▶ [TASK DIRECTIONS]: Pick out every line of the entries below where "this" occurs, and copy those lines.

** start RECORDS FOR THE TASK **

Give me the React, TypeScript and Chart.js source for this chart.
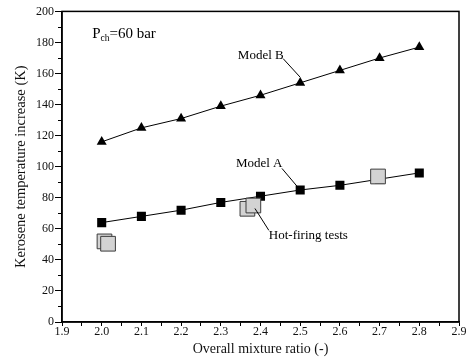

** end RECORDS FOR THE TASK **
** start RECORDS FOR THE TASK **

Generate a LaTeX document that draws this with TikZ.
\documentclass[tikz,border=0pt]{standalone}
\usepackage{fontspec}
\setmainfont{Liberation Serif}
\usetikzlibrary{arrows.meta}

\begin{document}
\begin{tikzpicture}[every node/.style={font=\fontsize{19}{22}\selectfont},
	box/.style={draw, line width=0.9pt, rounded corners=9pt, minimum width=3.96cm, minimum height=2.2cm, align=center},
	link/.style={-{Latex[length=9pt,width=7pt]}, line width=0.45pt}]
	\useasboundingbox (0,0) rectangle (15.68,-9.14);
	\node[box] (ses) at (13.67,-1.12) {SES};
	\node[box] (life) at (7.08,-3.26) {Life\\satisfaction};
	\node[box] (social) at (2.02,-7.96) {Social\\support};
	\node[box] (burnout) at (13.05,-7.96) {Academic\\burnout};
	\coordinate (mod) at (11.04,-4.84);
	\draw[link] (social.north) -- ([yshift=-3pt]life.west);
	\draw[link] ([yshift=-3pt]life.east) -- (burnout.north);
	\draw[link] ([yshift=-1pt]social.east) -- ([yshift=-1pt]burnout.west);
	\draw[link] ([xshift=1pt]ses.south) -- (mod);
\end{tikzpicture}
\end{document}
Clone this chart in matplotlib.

** end RECORDS FOR THE TASK **

▶ [TASK RESULT]:
Give me the React, TypeScript and Chart.js source for this chart.
Generate a LaTeX document that draws this with TikZ.
Clone this chart in matplotlib.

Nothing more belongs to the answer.